People in foreclosure are not only in sub-primes.

Quite right.

But IRC, both cases in this story were ARMs that reset, combined with job losses and divorce.
 
Your children are waking up homeless in the land their forefathers conquered!

The banksters are commintting fraud, none of these people are guilty. This is looting. This is the last step in the bankruptcy, Israel ( Fed Res. ) is taking actual ownership of her ill gotten gains.

They see us no different than Palestine, remember WACO?
 
Foreclosure is a lost bet. If you can't afford to loose, don't bet.

It is all just the housing market readjusting to actual market value, which will only be good in the long run. I am sorry that people have to loose sometimes, but it is the nature of the game. Be responsible and pay the dues. It will not be the end of the world, just a new beginning. I have had several new beginnings in my life, and each its own adventure unto itself. lol
 
There's gotta be a better way. Private citizens should consider investing in good people who are in danger of foreclosure, keep them out of the courts if we can. Unfortunately, we don't hear about it until it's too late.

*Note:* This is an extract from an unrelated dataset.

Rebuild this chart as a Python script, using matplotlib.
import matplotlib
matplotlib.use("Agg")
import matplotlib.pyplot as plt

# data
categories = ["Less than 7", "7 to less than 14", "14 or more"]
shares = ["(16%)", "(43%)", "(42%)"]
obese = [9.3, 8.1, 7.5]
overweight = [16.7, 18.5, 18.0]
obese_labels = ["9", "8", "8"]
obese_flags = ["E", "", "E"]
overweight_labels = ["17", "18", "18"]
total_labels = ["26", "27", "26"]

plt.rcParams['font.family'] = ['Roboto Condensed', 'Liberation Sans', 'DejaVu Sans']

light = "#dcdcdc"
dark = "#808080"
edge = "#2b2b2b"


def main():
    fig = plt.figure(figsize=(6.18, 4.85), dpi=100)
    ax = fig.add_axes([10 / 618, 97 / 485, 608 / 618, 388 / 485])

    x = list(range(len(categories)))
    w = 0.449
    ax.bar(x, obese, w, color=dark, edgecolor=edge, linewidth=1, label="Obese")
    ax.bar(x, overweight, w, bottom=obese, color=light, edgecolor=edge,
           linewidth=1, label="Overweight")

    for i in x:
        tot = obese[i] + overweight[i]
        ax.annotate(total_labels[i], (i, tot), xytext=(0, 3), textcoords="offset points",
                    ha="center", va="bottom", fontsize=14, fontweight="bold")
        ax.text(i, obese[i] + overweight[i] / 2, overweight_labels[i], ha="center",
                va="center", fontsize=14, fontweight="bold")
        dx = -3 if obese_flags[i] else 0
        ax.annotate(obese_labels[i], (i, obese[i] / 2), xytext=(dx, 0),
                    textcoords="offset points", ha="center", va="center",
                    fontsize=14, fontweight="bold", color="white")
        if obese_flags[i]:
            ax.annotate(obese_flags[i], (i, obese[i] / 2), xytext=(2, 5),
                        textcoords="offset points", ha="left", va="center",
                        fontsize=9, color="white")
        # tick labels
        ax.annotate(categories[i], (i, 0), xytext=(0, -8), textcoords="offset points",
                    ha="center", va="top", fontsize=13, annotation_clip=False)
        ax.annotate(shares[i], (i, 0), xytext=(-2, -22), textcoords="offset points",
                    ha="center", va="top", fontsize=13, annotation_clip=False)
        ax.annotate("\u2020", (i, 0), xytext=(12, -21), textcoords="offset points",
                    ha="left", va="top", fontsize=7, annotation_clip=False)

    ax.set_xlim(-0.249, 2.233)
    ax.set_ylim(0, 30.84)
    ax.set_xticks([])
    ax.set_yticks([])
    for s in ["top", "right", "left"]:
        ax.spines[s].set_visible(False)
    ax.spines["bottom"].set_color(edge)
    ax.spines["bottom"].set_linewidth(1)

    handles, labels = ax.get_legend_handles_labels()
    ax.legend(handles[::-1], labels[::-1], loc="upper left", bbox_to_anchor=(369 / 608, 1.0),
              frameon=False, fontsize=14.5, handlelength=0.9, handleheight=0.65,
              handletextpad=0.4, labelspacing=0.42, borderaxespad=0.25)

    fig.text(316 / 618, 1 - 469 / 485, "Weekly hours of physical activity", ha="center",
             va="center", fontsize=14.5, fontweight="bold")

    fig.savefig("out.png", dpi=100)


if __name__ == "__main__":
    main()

Please remember that in many states, if a home is judicially foreclosed, the borrower has up to a year to 'redeem'.

There may be many opportunities to actually profit from helping those who were genuinely down and out. In order for it to work, you have to find a home that 1. had a reasonable mortgage, 2. the borrower finally found work or whatever, but cant get credit... In case of foreclosure, this only works on homes that had mortgages around the selling price.

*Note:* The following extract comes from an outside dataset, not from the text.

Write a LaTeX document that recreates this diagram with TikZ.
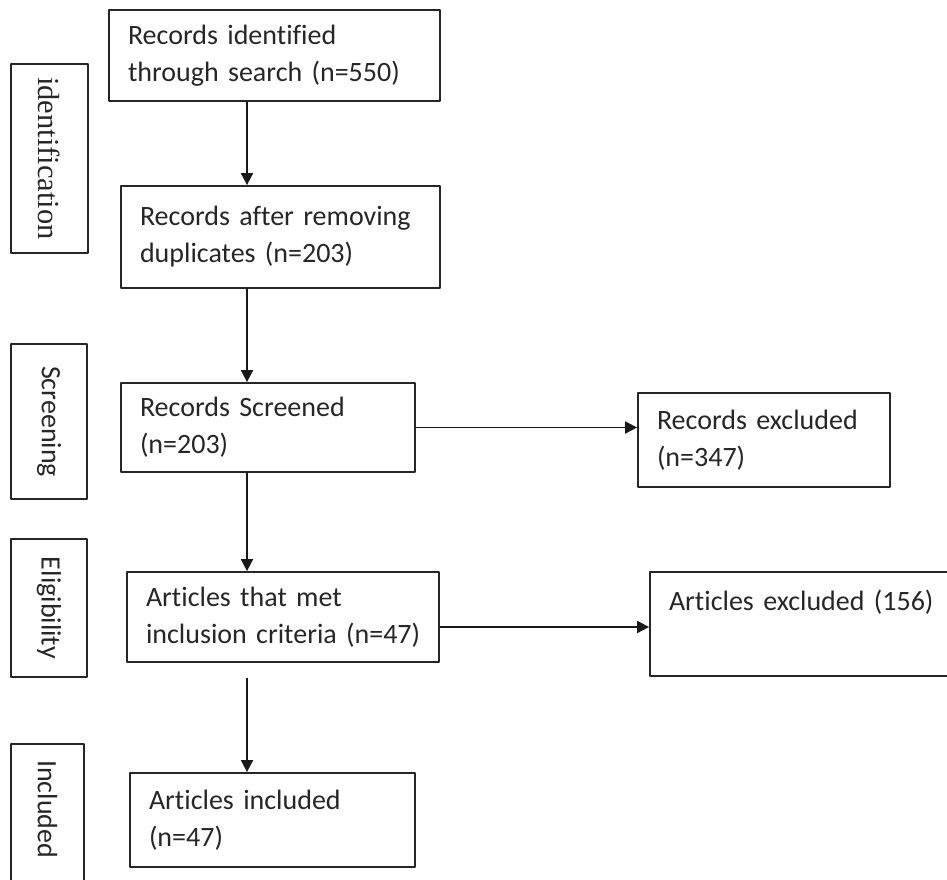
\documentclass[tikz,border=0pt]{standalone}
\usepackage{fontspec}
\setmainfont{Carlito}[Ligatures={NoCommon,NoRare},RawFeature={-liga;-dlig}]
\newfontfamily\stageserif{Liberation Serif}
\usetikzlibrary{arrows.meta}
\begin{document}
\begin{tikzpicture}[x=1pt,y=-1pt,line join=round,
		box/.style={draw=black!85,line width=1.8pt,text=black!85,align=left,inner xsep=19pt,inner ysep=0pt,font=\fontsize{28}{37}\selectfont},
		stage/.style={draw=black!85,line width=1.8pt,text=black!85,rotate=-90,inner sep=0pt,font=\fontsize{28}{34}\selectfont},
		arr/.style={-{Triangle[length=12pt,width=12pt]},line width=1.8pt,black!90}]
	\clip (0,0) rectangle (947,879);
	\node[box,text width=293pt,minimum height=91pt] (search) at (274.5,55.5) {\mbox{Records identified}\\\mbox{through search (n=550)}};
	\node[box,text width=281pt,minimum height=102pt] (dupl) at (280.5,237) {\mbox{Records after removing}\\\mbox{duplicates (n=203)}};
	\node[box,text width=256pt,minimum height=89pt] (screened) at (268,427.5) {\mbox{Records Screened}\\(n=203)};
	\node[box,text width=214pt,minimum height=94pt] (recexcl) at (764,440) {\mbox{Records excluded}\\(n=347)};
	\node[box,text width=274pt,minimum height=90pt] (met) at (283,617) {\mbox{Articles that met}\\\mbox{inclusion criteria (n=47)}};
	\node[box,text width=302pt,minimum height=104pt] (artexcl) at (820,624) {\mbox{Articles excluded (156)}\\\strut};
	\node[box,text width=247pt,minimum height=94pt] (incl) at (272.5,820) {\mbox{Articles included}\\(n=47)};
	\node[stage,minimum width=189pt,minimum height=77pt,font=\stageserif\fontsize{30.5}{34}\selectfont] (lident) at (49.5,158.5) {identification};
	\node[stage,minimum width=155pt,minimum height=76pt] (lscreen) at (49,421.5) {Screening};
	\node[stage,minimum width=138pt,minimum height=76pt] (lelig) at (49,608) {Eligibility};
	\node[stage,minimum height=73pt,text width=134pt,inner xsep=16pt,align=left] (lincl) at (47.5,827) {Included};
	\coordinate (ax) at (247,0);
	\coordinate (metlow) at ([yshift=-15pt]met.south);
	\coordinate (metright) at ([yshift=-10pt]met.east);
	\draw[arr] (search.south -| ax) -- (dupl.north -| ax);
	\draw[arr] (dupl.south -| ax) -- (screened.north -| ax);
	\draw[arr] (screened.south -| ax) -- (met.north -| ax);
	\draw[arr] (metlow -| ax) -- (incl.north -| ax);
	\draw[arr] (screened.east) -- (screened.east -| recexcl.west);
	\draw[arr] (metright) -- (metright -| artexcl.west);
\end{tikzpicture}
\end{document}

You loan him the money to buy his house back, and become the banker.

There are more profitable ways to play these games, particularly in the case of tax sales, but they are also less beneficial to the victim.
 
If you lose your job because of the Fed economy. It makes no difference what kind of mortgage you have...
People in foreclosure are not only in sub-primes.

+1

We need to not forget that the entire root of the problem is/was bad Federal Reserve monetary policy combined with bad government regulation.